## EXERCISE OBJECTIVE
Write the data out again, character for character, with no images.

## DATA
------------------------------------------------------------

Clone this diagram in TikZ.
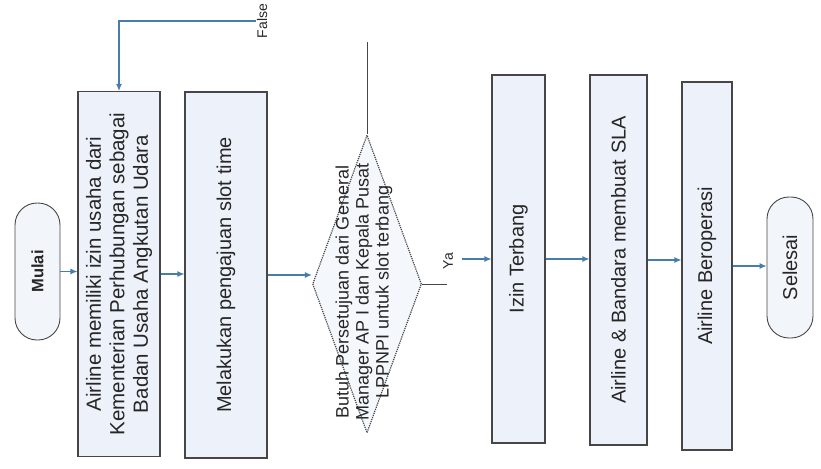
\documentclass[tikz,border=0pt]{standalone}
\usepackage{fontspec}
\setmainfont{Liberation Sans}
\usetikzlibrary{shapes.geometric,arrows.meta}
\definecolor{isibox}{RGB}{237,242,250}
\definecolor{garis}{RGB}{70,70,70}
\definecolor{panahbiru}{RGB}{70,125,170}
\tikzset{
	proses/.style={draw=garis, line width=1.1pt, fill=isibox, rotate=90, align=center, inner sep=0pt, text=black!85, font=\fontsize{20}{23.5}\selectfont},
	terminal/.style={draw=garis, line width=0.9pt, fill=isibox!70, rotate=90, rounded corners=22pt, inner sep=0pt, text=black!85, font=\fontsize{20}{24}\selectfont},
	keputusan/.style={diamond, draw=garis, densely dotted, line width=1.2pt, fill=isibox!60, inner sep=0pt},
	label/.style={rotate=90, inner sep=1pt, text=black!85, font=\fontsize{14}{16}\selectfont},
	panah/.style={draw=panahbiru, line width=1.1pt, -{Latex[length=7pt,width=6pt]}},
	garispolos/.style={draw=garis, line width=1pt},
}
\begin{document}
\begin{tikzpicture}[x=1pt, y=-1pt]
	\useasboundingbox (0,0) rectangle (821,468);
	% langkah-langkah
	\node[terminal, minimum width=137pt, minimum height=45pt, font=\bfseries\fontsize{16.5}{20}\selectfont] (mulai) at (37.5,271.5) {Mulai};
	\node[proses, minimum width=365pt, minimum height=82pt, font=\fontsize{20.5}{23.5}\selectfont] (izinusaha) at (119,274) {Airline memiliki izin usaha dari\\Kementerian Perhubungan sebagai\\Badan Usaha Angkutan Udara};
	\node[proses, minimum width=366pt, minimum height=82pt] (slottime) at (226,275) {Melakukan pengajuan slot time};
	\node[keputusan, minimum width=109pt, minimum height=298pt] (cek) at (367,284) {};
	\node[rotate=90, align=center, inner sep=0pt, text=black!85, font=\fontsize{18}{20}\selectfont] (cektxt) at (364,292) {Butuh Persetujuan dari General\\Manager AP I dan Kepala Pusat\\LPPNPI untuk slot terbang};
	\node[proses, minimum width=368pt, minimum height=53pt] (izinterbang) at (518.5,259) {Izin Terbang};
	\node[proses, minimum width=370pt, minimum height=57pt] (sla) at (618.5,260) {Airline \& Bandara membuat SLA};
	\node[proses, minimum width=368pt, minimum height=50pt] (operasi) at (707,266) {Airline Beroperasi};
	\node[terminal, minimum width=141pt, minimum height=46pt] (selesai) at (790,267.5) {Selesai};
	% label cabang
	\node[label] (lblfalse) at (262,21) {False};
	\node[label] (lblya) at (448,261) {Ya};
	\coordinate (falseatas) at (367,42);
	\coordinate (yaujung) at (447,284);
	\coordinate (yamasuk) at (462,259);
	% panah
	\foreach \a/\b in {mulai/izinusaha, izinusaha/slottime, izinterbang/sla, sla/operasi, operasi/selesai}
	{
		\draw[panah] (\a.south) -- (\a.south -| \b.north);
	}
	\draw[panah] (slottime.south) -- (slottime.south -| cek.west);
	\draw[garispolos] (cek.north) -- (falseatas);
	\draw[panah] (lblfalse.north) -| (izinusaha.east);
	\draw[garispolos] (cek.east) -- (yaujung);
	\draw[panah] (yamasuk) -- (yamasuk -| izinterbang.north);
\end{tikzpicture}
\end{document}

------------------------------------------------------------

## REPLY TO THE EXERCISE
Clone this diagram in TikZ.
\documentclass[tikz,border=0pt]{standalone}
\usepackage{fontspec}
\setmainfont{Liberation Sans}
\usetikzlibrary{shapes.geometric,arrows.meta}
\definecolor{isibox}{RGB}{237,242,250}
\definecolor{garis}{RGB}{70,70,70}
\definecolor{panahbiru}{RGB}{70,125,170}
\tikzset{
	proses/.style={draw=garis, line width=1.1pt, fill=isibox, rotate=90, align=center, inner sep=0pt, text=black!85, font=\fontsize{20}{23.5}\selectfont},
	terminal/.style={draw=garis, line width=0.9pt, fill=isibox!70, rotate=90, rounded corners=22pt, inner sep=0pt, text=black!85, font=\fontsize{20}{24}\selectfont},
	keputusan/.style={diamond, draw=garis, densely dotted, line width=1.2pt, fill=isibox!60, inner sep=0pt},
	label/.style={rotate=90, inner sep=1pt, text=black!85, font=\fontsize{14}{16}\selectfont},
	panah/.style={draw=panahbiru, line width=1.1pt, -{Latex[length=7pt,width=6pt]}},
	garispolos/.style={draw=garis, line width=1pt},
}
\begin{document}
\begin{tikzpicture}[x=1pt, y=-1pt]
	\useasboundingbox (0,0) rectangle (821,468);
	% langkah-langkah
	\node[terminal, minimum width=137pt, minimum height=45pt, font=\bfseries\fontsize{16.5}{20}\selectfont] (mulai) at (37.5,271.5) {Mulai};
	\node[proses, minimum width=365pt, minimum height=82pt, font=\fontsize{20.5}{23.5}\selectfont] (izinusaha) at (119,274) {Airline memiliki izin usaha dari\\Kementerian Perhubungan sebagai\\Badan Usaha Angkutan Udara};
	\node[proses, minimum width=366pt, minimum height=82pt] (slottime) at (226,275) {Melakukan pengajuan slot time};
	\node[keputusan, minimum width=109pt, minimum height=298pt] (cek) at (367,284) {};
	\node[rotate=90, align=center, inner sep=0pt, text=black!85, font=\fontsize{18}{20}\selectfont] (cektxt) at (364,292) {Butuh Persetujuan dari General\\Manager AP I dan Kepala Pusat\\LPPNPI untuk slot terbang};
	\node[proses, minimum width=368pt, minimum height=53pt] (izinterbang) at (518.5,259) {Izin Terbang};
	\node[proses, minimum width=370pt, minimum height=57pt] (sla) at (618.5,260) {Airline \& Bandara membuat SLA};
	\node[proses, minimum width=368pt, minimum height=50pt] (operasi) at (707,266) {Airline Beroperasi};
	\node[terminal, minimum width=141pt, minimum height=46pt] (selesai) at (790,267.5) {Selesai};
	% label cabang
	\node[label] (lblfalse) at (262,21) {False};
	\node[label] (lblya) at (448,261) {Ya};
	\coordinate (falseatas) at (367,42);
	\coordinate (yaujung) at (447,284);
	\coordinate (yamasuk) at (462,259);
	% panah
	\foreach \a/\b in {mulai/izinusaha, izinusaha/slottime, izinterbang/sla, sla/operasi, operasi/selesai}
	{
		\draw[panah] (\a.south) -- (\a.south -| \b.north);
	}
	\draw[panah] (slottime.south) -- (slottime.south -| cek.west);
	\draw[garispolos] (cek.north) -- (falseatas);
	\draw[panah] (lblfalse.north) -| (izinusaha.east);
	\draw[garispolos] (cek.east) -- (yaujung);
	\draw[panah] (yamasuk) -- (yamasuk -| izinterbang.north);
\end{tikzpicture}
\end{document}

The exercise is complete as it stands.